## Exercise prompt
All of the lines below are to be printed again exactly; images are excluded from the output.

## Data block
-*-

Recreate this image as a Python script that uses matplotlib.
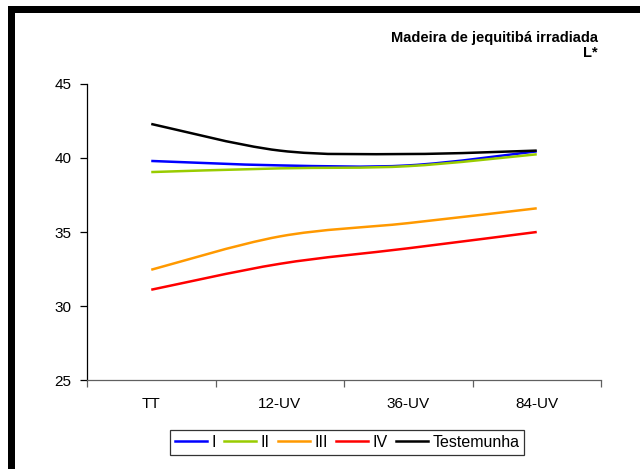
import matplotlib
matplotlib.use("Agg")
import matplotlib.pyplot as plt
from matplotlib.path import Path
from matplotlib.patches import PathPatch, Rectangle
from matplotlib.lines import Line2D
import numpy as np

plt.rcParams['font.family'] = ['Liberation Sans', 'DejaVu Sans']

categories = ["TT", "12-UV", "36-UV", "84-UV"]
series_names = ["I", "II", "III", "IV", "Testemunha"]
s_I = [39.8, 39.5, 39.5, 40.45]
s_II = [39.05, 39.3, 39.45, 40.25]
s_III = [32.45, 34.7, 35.6, 36.6]
s_IV = [31.1, 32.85, 33.9, 35.0]
s_test = [42.3, 40.5, 40.27, 40.5]
colors = ["#0000FF", "#99CC00", "#FF9900", "#FF0000", "#000000"]
yticks = [25, 30, 35, 40, 45]
title1 = "Madeira de jequitibá irradiada"
title2 = "L*"

fig = plt.figure(figsize=(6.4, 4.69), dpi=100)
ax = fig.add_axes([87/640, 1 - 380/469, 514/640, 296/469])


def smooth_path(xs, ys):
    pts = np.column_stack([xs, ys]).astype(float)
    n = len(pts)
    verts = [pts[0]]
    codes = [Path.MOVETO]
    for i in range(n - 1):
        p_prev = pts[i - 1] if i > 0 else pts[i]
        p0 = pts[i]
        p1 = pts[i + 1]
        p_next = pts[i + 2] if i + 2 < n else pts[i + 1]
        c1 = p0 + (p1 - p_prev) / 6.0
        c2 = p1 - (p_next - p0) / 6.0
        verts += [c1, c2, p1]
        codes += [Path.CURVE4] * 3
    return Path(verts, codes)


x = np.arange(len(categories))
all_series = [s_I, s_II, s_III, s_IV, s_test]
handles = []
for name, vals, col in zip(series_names, all_series, colors):
    patch = PathPatch(smooth_path(x, vals), fill=False, edgecolor=col,
                      lw=1.8, capstyle='butt', joinstyle='round')
    ax.add_patch(patch)
    handles.append(Line2D([], [], color=col, lw=1.8, label=name))

ax.set_xlim(-0.5, len(categories) - 0.5)
ax.set_ylim(25, 45)
ax.set_yticks(yticks)
ax.set_yticklabels([str(v) for v in yticks])
ax.set_xticks(x)
ax.set_xticklabels(categories)
ax.set_xticks(np.arange(len(categories) + 1) - 0.5, minor=True)
ax.tick_params(axis='x', which='major', length=0, pad=12, labelsize=11)
ax.tick_params(axis='x', which='minor', length=5, width=0.9, color='#606060', direction='out')
ax.tick_params(axis='y', length=5, width=0.9, pad=6, labelsize=11, direction='out')
for s in ['top', 'right']:
    ax.spines[s].set_visible(False)
ax.spines['left'].set_color('#000000')
ax.spines['left'].set_linewidth(0.9)
ax.spines['bottom'].set_color('#606060')
ax.spines['bottom'].set_linewidth(0.9)

fig.text(598/640, 1 - 38/469, title1, ha='right', va='center', fontsize=10.5,
         fontweight='bold')
fig.text(598/640, 1 - 53/469, title2, ha='right', va='center', fontsize=10.5,
         fontweight='bold')

leg = fig.legend(handles=handles, loc='center', bbox_to_anchor=(347/640, 1 - 442.5/469),
                 ncol=5, frameon=True, fontsize=11.5, handlelength=2.0,
                 handletextpad=0.3, columnspacing=0.5, borderpad=0.3,
                 borderaxespad=0, fancybox=False, edgecolor='black')
leg.get_frame().set_linewidth(0.9)

# outer chart border
fig.add_artist(Rectangle((11/640, -1.5/469), 1.2, (1 - 9.5/469) + 1.5/469,
                         transform=fig.transFigure, fill=False, edgecolor='black',
                         lw=7 * 72 / 100, clip_on=False))

fig.savefig("out.png", dpi=100)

-*-

## Problem solution
Recreate this image as a Python script that uses matplotlib.
import matplotlib
matplotlib.use("Agg")
import matplotlib.pyplot as plt
from matplotlib.path import Path
from matplotlib.patches import PathPatch, Rectangle
from matplotlib.lines import Line2D
import numpy as np

plt.rcParams['font.family'] = ['Liberation Sans', 'DejaVu Sans']

categories = ["TT", "12-UV", "36-UV", "84-UV"]
series_names = ["I", "II", "III", "IV", "Testemunha"]
s_I = [39.8, 39.5, 39.5, 40.45]
s_II = [39.05, 39.3, 39.45, 40.25]
s_III = [32.45, 34.7, 35.6, 36.6]
s_IV = [31.1, 32.85, 33.9, 35.0]
s_test = [42.3, 40.5, 40.27, 40.5]
colors = ["#0000FF", "#99CC00", "#FF9900", "#FF0000", "#000000"]
yticks = [25, 30, 35, 40, 45]
title1 = "Madeira de jequitibá irradiada"
title2 = "L*"

fig = plt.figure(figsize=(6.4, 4.69), dpi=100)
ax = fig.add_axes([87/640, 1 - 380/469, 514/640, 296/469])


def smooth_path(xs, ys):
    pts = np.column_stack([xs, ys]).astype(float)
    n = len(pts)
    verts = [pts[0]]
    codes = [Path.MOVETO]
    for i in range(n - 1):
        p_prev = pts[i - 1] if i > 0 else pts[i]
        p0 = pts[i]
        p1 = pts[i + 1]
        p_next = pts[i + 2] if i + 2 < n else pts[i + 1]
        c1 = p0 + (p1 - p_prev) / 6.0
        c2 = p1 - (p_next - p0) / 6.0
        verts += [c1, c2, p1]
        codes += [Path.CURVE4] * 3
    return Path(verts, codes)


x = np.arange(len(categories))
all_series = [s_I, s_II, s_III, s_IV, s_test]
handles = []
for name, vals, col in zip(series_names, all_series, colors):
    patch = PathPatch(smooth_path(x, vals), fill=False, edgecolor=col,
                      lw=1.8, capstyle='butt', joinstyle='round')
    ax.add_patch(patch)
    handles.append(Line2D([], [], color=col, lw=1.8, label=name))

ax.set_xlim(-0.5, len(categories) - 0.5)
ax.set_ylim(25, 45)
ax.set_yticks(yticks)
ax.set_yticklabels([str(v) for v in yticks])
ax.set_xticks(x)
ax.set_xticklabels(categories)
ax.set_xticks(np.arange(len(categories) + 1) - 0.5, minor=True)
ax.tick_params(axis='x', which='major', length=0, pad=12, labelsize=11)
ax.tick_params(axis='x', which='minor', length=5, width=0.9, color='#606060', direction='out')
ax.tick_params(axis='y', length=5, width=0.9, pad=6, labelsize=11, direction='out')
for s in ['top', 'right']:
    ax.spines[s].set_visible(False)
ax.spines['left'].set_color('#000000')
ax.spines['left'].set_linewidth(0.9)
ax.spines['bottom'].set_color('#606060')
ax.spines['bottom'].set_linewidth(0.9)

fig.text(598/640, 1 - 38/469, title1, ha='right', va='center', fontsize=10.5,
         fontweight='bold')
fig.text(598/640, 1 - 53/469, title2, ha='right', va='center', fontsize=10.5,
         fontweight='bold')

leg = fig.legend(handles=handles, loc='center', bbox_to_anchor=(347/640, 1 - 442.5/469),
                 ncol=5, frameon=True, fontsize=11.5, handlelength=2.0,
                 handletextpad=0.3, columnspacing=0.5, borderpad=0.3,
                 borderaxespad=0, fancybox=False, edgecolor='black')
leg.get_frame().set_linewidth(0.9)

# outer chart border
fig.add_artist(Rectangle((11/640, -1.5/469), 1.2, (1 - 9.5/469) + 1.5/469,
                         transform=fig.transFigure, fill=False, edgecolor='black',
                         lw=7 * 72 / 100, clip_on=False))

fig.savefig("out.png", dpi=100)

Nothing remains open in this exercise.